# [PROVIDED MATERIAL]
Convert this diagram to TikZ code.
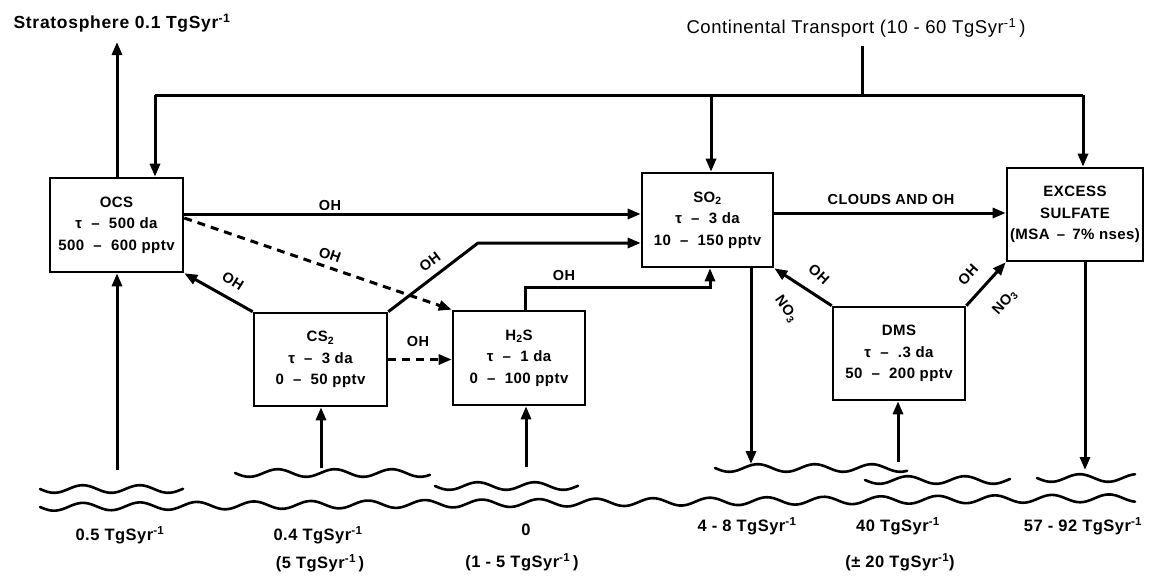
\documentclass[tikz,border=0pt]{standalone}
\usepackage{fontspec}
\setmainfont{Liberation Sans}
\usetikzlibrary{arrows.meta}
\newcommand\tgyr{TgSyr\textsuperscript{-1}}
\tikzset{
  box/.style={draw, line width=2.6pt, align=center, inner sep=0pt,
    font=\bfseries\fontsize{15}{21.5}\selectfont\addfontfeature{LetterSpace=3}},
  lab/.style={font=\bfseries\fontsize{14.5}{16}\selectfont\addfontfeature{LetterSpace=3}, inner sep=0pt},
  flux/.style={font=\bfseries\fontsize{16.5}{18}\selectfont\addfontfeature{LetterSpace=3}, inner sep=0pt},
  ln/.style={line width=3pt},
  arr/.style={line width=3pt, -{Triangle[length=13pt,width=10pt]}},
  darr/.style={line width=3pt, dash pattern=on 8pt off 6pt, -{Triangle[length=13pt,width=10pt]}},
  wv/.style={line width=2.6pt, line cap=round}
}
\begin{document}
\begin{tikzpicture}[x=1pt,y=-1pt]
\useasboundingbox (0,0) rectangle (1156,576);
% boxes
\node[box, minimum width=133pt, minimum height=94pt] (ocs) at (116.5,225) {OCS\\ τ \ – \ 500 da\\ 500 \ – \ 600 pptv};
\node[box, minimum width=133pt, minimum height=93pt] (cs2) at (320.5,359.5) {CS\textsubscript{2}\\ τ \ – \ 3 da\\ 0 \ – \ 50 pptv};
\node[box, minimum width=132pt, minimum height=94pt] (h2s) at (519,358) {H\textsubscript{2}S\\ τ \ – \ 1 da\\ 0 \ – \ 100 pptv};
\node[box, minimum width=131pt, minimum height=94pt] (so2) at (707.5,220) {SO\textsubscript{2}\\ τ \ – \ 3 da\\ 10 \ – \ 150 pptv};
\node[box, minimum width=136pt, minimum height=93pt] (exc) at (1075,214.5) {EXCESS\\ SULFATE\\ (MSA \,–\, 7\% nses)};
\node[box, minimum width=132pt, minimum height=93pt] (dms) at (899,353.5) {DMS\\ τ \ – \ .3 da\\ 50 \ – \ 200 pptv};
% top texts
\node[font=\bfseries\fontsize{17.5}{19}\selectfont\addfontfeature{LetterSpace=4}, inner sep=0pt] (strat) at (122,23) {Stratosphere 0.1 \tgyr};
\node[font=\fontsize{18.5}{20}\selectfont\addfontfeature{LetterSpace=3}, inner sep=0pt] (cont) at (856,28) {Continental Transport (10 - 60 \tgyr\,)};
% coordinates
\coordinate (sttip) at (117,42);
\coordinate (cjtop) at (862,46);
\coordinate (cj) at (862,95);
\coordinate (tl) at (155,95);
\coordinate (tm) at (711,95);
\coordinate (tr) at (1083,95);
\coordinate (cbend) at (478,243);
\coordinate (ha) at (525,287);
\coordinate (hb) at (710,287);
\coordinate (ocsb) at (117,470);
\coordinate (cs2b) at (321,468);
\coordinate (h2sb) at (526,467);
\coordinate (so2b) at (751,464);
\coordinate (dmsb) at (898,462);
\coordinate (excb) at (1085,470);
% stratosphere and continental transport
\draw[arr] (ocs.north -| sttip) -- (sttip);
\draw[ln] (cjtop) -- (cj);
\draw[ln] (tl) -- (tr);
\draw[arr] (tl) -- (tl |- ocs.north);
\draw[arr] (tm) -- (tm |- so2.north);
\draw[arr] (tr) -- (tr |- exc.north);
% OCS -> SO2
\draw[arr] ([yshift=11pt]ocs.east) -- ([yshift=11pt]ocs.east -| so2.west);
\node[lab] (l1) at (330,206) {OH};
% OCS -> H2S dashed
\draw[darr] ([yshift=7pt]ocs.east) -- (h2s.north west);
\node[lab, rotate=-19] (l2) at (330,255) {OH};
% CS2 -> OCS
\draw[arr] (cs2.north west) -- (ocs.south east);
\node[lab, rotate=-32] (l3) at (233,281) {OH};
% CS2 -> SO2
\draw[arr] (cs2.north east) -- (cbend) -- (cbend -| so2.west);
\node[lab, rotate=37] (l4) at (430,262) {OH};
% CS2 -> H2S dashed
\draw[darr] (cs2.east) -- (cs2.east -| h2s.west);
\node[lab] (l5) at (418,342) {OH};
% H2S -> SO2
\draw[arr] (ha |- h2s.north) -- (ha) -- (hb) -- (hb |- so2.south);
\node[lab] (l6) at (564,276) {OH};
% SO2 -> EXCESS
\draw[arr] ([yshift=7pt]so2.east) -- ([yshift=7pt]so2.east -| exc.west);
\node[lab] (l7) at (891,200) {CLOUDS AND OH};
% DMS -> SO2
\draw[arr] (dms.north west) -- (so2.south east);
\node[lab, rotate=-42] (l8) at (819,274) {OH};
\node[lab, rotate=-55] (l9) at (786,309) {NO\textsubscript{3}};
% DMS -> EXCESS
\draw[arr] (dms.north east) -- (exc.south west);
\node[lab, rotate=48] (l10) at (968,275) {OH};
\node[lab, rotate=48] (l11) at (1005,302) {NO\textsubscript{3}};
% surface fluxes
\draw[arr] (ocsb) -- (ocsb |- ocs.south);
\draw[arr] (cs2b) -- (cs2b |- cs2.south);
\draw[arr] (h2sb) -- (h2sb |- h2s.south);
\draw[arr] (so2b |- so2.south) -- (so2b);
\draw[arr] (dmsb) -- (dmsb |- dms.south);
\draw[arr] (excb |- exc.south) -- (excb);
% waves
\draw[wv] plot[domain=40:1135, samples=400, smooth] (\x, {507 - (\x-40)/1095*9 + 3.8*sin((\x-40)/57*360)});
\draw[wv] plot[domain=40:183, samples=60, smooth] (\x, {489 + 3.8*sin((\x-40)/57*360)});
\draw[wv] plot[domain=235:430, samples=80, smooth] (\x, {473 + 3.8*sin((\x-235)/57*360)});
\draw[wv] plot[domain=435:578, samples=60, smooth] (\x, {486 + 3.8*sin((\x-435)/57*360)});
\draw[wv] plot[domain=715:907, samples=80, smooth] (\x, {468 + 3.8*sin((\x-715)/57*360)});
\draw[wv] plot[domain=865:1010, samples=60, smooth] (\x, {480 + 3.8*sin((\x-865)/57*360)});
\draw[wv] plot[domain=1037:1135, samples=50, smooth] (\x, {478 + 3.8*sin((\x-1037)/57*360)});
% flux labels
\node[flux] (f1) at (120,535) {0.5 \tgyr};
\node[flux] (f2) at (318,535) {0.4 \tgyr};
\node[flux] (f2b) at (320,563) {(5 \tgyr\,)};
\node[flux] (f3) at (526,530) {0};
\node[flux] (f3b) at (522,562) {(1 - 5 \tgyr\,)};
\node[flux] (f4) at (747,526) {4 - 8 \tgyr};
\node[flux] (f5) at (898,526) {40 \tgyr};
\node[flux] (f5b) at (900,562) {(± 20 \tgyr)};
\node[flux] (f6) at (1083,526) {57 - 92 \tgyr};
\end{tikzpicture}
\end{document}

# [WHAT THE TASK ASKS]
Repeat the material above in full and exactly, omitting the pictures.

# [FINAL RESULT]
Convert this diagram to TikZ code.
\documentclass[tikz,border=0pt]{standalone}
\usepackage{fontspec}
\setmainfont{Liberation Sans}
\usetikzlibrary{arrows.meta}
\newcommand\tgyr{TgSyr\textsuperscript{-1}}
\tikzset{
  box/.style={draw, line width=2.6pt, align=center, inner sep=0pt,
    font=\bfseries\fontsize{15}{21.5}\selectfont\addfontfeature{LetterSpace=3}},
  lab/.style={font=\bfseries\fontsize{14.5}{16}\selectfont\addfontfeature{LetterSpace=3}, inner sep=0pt},
  flux/.style={font=\bfseries\fontsize{16.5}{18}\selectfont\addfontfeature{LetterSpace=3}, inner sep=0pt},
  ln/.style={line width=3pt},
  arr/.style={line width=3pt, -{Triangle[length=13pt,width=10pt]}},
  darr/.style={line width=3pt, dash pattern=on 8pt off 6pt, -{Triangle[length=13pt,width=10pt]}},
  wv/.style={line width=2.6pt, line cap=round}
}
\begin{document}
\begin{tikzpicture}[x=1pt,y=-1pt]
\useasboundingbox (0,0) rectangle (1156,576);
% boxes
\node[box, minimum width=133pt, minimum height=94pt] (ocs) at (116.5,225) {OCS\\ τ \ – \ 500 da\\ 500 \ – \ 600 pptv};
\node[box, minimum width=133pt, minimum height=93pt] (cs2) at (320.5,359.5) {CS\textsubscript{2}\\ τ \ – \ 3 da\\ 0 \ – \ 50 pptv};
\node[box, minimum width=132pt, minimum height=94pt] (h2s) at (519,358) {H\textsubscript{2}S\\ τ \ – \ 1 da\\ 0 \ – \ 100 pptv};
\node[box, minimum width=131pt, minimum height=94pt] (so2) at (707.5,220) {SO\textsubscript{2}\\ τ \ – \ 3 da\\ 10 \ – \ 150 pptv};
\node[box, minimum width=136pt, minimum height=93pt] (exc) at (1075,214.5) {EXCESS\\ SULFATE\\ (MSA \,–\, 7\% nses)};
\node[box, minimum width=132pt, minimum height=93pt] (dms) at (899,353.5) {DMS\\ τ \ – \ .3 da\\ 50 \ – \ 200 pptv};
% top texts
\node[font=\bfseries\fontsize{17.5}{19}\selectfont\addfontfeature{LetterSpace=4}, inner sep=0pt] (strat) at (122,23) {Stratosphere 0.1 \tgyr};
\node[font=\fontsize{18.5}{20}\selectfont\addfontfeature{LetterSpace=3}, inner sep=0pt] (cont) at (856,28) {Continental Transport (10 - 60 \tgyr\,)};
% coordinates
\coordinate (sttip) at (117,42);
\coordinate (cjtop) at (862,46);
\coordinate (cj) at (862,95);
\coordinate (tl) at (155,95);
\coordinate (tm) at (711,95);
\coordinate (tr) at (1083,95);
\coordinate (cbend) at (478,243);
\coordinate (ha) at (525,287);
\coordinate (hb) at (710,287);
\coordinate (ocsb) at (117,470);
\coordinate (cs2b) at (321,468);
\coordinate (h2sb) at (526,467);
\coordinate (so2b) at (751,464);
\coordinate (dmsb) at (898,462);
\coordinate (excb) at (1085,470);
% stratosphere and continental transport
\draw[arr] (ocs.north -| sttip) -- (sttip);
\draw[ln] (cjtop) -- (cj);
\draw[ln] (tl) -- (tr);
\draw[arr] (tl) -- (tl |- ocs.north);
\draw[arr] (tm) -- (tm |- so2.north);
\draw[arr] (tr) -- (tr |- exc.north);
% OCS -> SO2
\draw[arr] ([yshift=11pt]ocs.east) -- ([yshift=11pt]ocs.east -| so2.west);
\node[lab] (l1) at (330,206) {OH};
% OCS -> H2S dashed
\draw[darr] ([yshift=7pt]ocs.east) -- (h2s.north west);
\node[lab, rotate=-19] (l2) at (330,255) {OH};
% CS2 -> OCS
\draw[arr] (cs2.north west) -- (ocs.south east);
\node[lab, rotate=-32] (l3) at (233,281) {OH};
% CS2 -> SO2
\draw[arr] (cs2.north east) -- (cbend) -- (cbend -| so2.west);
\node[lab, rotate=37] (l4) at (430,262) {OH};
% CS2 -> H2S dashed
\draw[darr] (cs2.east) -- (cs2.east -| h2s.west);
\node[lab] (l5) at (418,342) {OH};
% H2S -> SO2
\draw[arr] (ha |- h2s.north) -- (ha) -- (hb) -- (hb |- so2.south);
\node[lab] (l6) at (564,276) {OH};
% SO2 -> EXCESS
\draw[arr] ([yshift=7pt]so2.east) -- ([yshift=7pt]so2.east -| exc.west);
\node[lab] (l7) at (891,200) {CLOUDS AND OH};
% DMS -> SO2
\draw[arr] (dms.north west) -- (so2.south east);
\node[lab, rotate=-42] (l8) at (819,274) {OH};
\node[lab, rotate=-55] (l9) at (786,309) {NO\textsubscript{3}};
% DMS -> EXCESS
\draw[arr] (dms.north east) -- (exc.south west);
\node[lab, rotate=48] (l10) at (968,275) {OH};
\node[lab, rotate=48] (l11) at (1005,302) {NO\textsubscript{3}};
% surface fluxes
\draw[arr] (ocsb) -- (ocsb |- ocs.south);
\draw[arr] (cs2b) -- (cs2b |- cs2.south);
\draw[arr] (h2sb) -- (h2sb |- h2s.south);
\draw[arr] (so2b |- so2.south) -- (so2b);
\draw[arr] (dmsb) -- (dmsb |- dms.south);
\draw[arr] (excb |- exc.south) -- (excb);
% waves
\draw[wv] plot[domain=40:1135, samples=400, smooth] (\x, {507 - (\x-40)/1095*9 + 3.8*sin((\x-40)/57*360)});
\draw[wv] plot[domain=40:183, samples=60, smooth] (\x, {489 + 3.8*sin((\x-40)/57*360)});
\draw[wv] plot[domain=235:430, samples=80, smooth] (\x, {473 + 3.8*sin((\x-235)/57*360)});
\draw[wv] plot[domain=435:578, samples=60, smooth] (\x, {486 + 3.8*sin((\x-435)/57*360)});
\draw[wv] plot[domain=715:907, samples=80, smooth] (\x, {468 + 3.8*sin((\x-715)/57*360)});
\draw[wv] plot[domain=865:1010, samples=60, smooth] (\x, {480 + 3.8*sin((\x-865)/57*360)});
\draw[wv] plot[domain=1037:1135, samples=50, smooth] (\x, {478 + 3.8*sin((\x-1037)/57*360)});
% flux labels
\node[flux] (f1) at (120,535) {0.5 \tgyr};
\node[flux] (f2) at (318,535) {0.4 \tgyr};
\node[flux] (f2b) at (320,563) {(5 \tgyr\,)};
\node[flux] (f3) at (526,530) {0};
\node[flux] (f3b) at (522,562) {(1 - 5 \tgyr\,)};
\node[flux] (f4) at (747,526) {4 - 8 \tgyr};
\node[flux] (f5) at (898,526) {40 \tgyr};
\node[flux] (f5b) at (900,562) {(± 20 \tgyr)};
\node[flux] (f6) at (1083,526) {57 - 92 \tgyr};
\end{tikzpicture}
\end{document}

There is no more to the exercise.